Stated task
Please write out the lines of the data exactly, beginning with the first and ending with the line containing "ax = fig.add_axes([0, 0, 1, 1])"; leave the pictures behind.

Collected material
++++++++++++++++++++
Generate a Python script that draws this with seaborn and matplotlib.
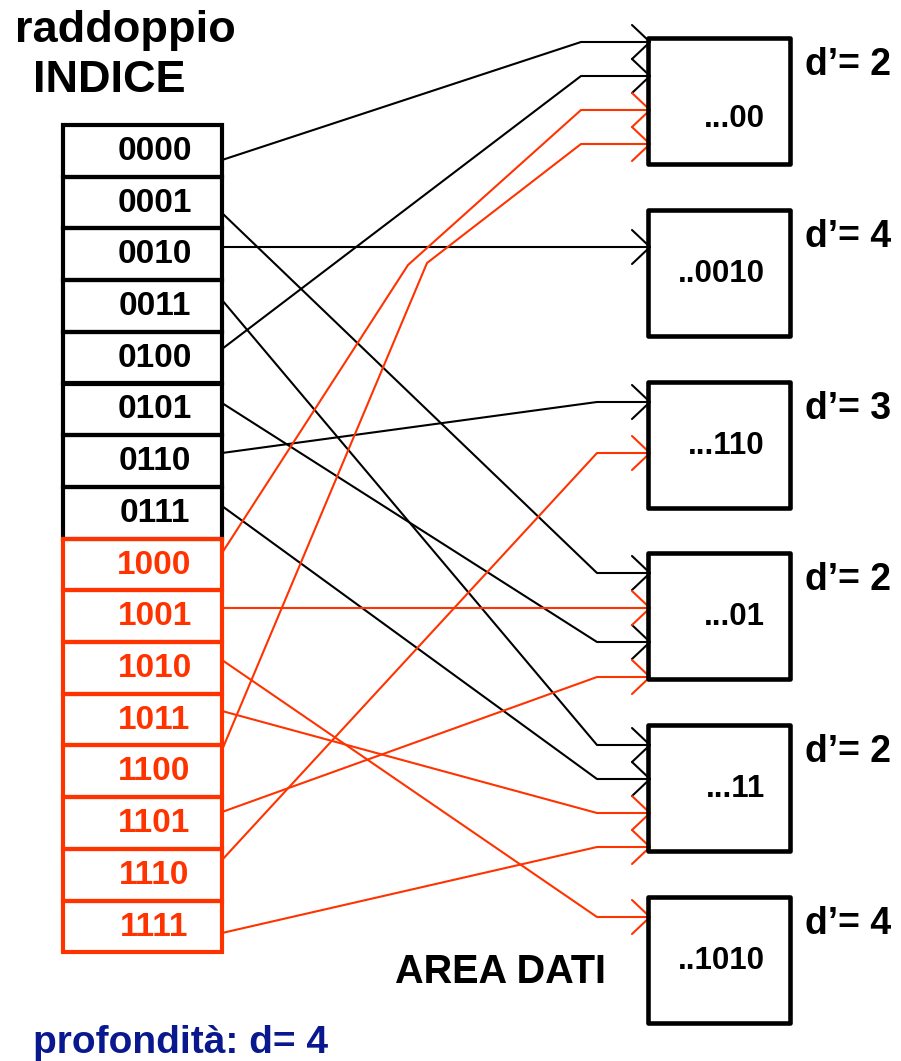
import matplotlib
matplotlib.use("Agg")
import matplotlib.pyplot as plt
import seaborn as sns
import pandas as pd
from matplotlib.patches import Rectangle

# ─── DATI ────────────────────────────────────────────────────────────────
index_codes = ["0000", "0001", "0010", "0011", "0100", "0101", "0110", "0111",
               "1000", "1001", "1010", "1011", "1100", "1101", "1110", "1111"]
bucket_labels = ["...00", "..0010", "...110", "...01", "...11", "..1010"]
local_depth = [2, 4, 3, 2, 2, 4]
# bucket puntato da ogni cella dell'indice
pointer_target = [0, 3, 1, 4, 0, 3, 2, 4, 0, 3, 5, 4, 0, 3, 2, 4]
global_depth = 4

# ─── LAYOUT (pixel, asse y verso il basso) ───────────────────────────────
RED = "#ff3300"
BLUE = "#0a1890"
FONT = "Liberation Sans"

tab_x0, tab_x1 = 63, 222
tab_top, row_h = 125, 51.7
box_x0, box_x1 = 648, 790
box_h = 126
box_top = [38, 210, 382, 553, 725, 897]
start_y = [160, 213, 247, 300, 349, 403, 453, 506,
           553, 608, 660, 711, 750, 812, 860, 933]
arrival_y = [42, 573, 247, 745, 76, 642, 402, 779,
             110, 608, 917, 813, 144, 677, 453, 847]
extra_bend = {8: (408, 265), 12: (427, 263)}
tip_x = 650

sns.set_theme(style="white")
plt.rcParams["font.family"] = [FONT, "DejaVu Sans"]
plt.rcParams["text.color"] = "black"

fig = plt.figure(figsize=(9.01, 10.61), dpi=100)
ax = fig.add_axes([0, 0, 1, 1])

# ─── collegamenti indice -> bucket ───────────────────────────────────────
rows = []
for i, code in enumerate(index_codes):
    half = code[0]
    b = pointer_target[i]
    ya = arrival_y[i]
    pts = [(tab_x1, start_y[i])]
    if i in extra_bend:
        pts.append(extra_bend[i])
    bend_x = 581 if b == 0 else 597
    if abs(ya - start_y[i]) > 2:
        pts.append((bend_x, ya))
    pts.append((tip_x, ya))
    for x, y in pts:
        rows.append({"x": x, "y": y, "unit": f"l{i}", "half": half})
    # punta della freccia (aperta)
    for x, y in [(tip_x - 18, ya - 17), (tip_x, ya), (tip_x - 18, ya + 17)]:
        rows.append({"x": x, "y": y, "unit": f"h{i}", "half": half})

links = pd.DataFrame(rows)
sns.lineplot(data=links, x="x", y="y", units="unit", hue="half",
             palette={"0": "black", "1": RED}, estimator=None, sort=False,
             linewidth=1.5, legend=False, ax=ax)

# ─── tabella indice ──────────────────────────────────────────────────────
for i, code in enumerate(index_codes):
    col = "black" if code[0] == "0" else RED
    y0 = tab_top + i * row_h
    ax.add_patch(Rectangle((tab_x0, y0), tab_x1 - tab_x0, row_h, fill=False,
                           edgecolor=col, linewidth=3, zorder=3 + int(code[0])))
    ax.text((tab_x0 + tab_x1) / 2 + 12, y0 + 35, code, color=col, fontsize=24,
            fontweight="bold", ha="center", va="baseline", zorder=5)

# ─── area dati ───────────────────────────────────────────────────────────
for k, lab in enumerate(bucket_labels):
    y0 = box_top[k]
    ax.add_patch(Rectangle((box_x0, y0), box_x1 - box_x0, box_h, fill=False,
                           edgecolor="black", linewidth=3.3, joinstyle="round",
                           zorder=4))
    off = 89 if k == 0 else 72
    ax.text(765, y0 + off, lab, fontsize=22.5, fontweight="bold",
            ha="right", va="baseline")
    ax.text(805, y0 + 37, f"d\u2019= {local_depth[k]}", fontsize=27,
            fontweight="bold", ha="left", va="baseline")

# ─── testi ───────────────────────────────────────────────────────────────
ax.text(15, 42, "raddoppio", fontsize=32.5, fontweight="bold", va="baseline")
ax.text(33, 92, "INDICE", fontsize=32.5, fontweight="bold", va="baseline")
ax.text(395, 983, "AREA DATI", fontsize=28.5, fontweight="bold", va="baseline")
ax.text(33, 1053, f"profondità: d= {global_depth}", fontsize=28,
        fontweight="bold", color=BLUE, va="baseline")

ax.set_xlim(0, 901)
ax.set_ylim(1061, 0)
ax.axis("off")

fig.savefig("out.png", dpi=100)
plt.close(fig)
++++++++++++++++++++
Written reply
Generate a Python script that draws this with seaborn and matplotlib.
import matplotlib
matplotlib.use("Agg")
import matplotlib.pyplot as plt
import seaborn as sns
import pandas as pd
from matplotlib.patches import Rectangle

# ─── DATI ────────────────────────────────────────────────────────────────
index_codes = ["0000", "0001", "0010", "0011", "0100", "0101", "0110", "0111",
               "1000", "1001", "1010", "1011", "1100", "1101", "1110", "1111"]
bucket_labels = ["...00", "..0010", "...110", "...01", "...11", "..1010"]
local_depth = [2, 4, 3, 2, 2, 4]
# bucket puntato da ogni cella dell'indice
pointer_target = [0, 3, 1, 4, 0, 3, 2, 4, 0, 3, 5, 4, 0, 3, 2, 4]
global_depth = 4

# ─── LAYOUT (pixel, asse y verso il basso) ───────────────────────────────
RED = "#ff3300"
BLUE = "#0a1890"
FONT = "Liberation Sans"

tab_x0, tab_x1 = 63, 222
tab_top, row_h = 125, 51.7
box_x0, box_x1 = 648, 790
box_h = 126
box_top = [38, 210, 382, 553, 725, 897]
start_y = [160, 213, 247, 300, 349, 403, 453, 506,
           553, 608, 660, 711, 750, 812, 860, 933]
arrival_y = [42, 573, 247, 745, 76, 642, 402, 779,
             110, 608, 917, 813, 144, 677, 453, 847]
extra_bend = {8: (408, 265), 12: (427, 263)}
tip_x = 650

sns.set_theme(style="white")
plt.rcParams["font.family"] = [FONT, "DejaVu Sans"]
plt.rcParams["text.color"] = "black"

fig = plt.figure(figsize=(9.01, 10.61), dpi=100)
ax = fig.add_axes([0, 0, 1, 1])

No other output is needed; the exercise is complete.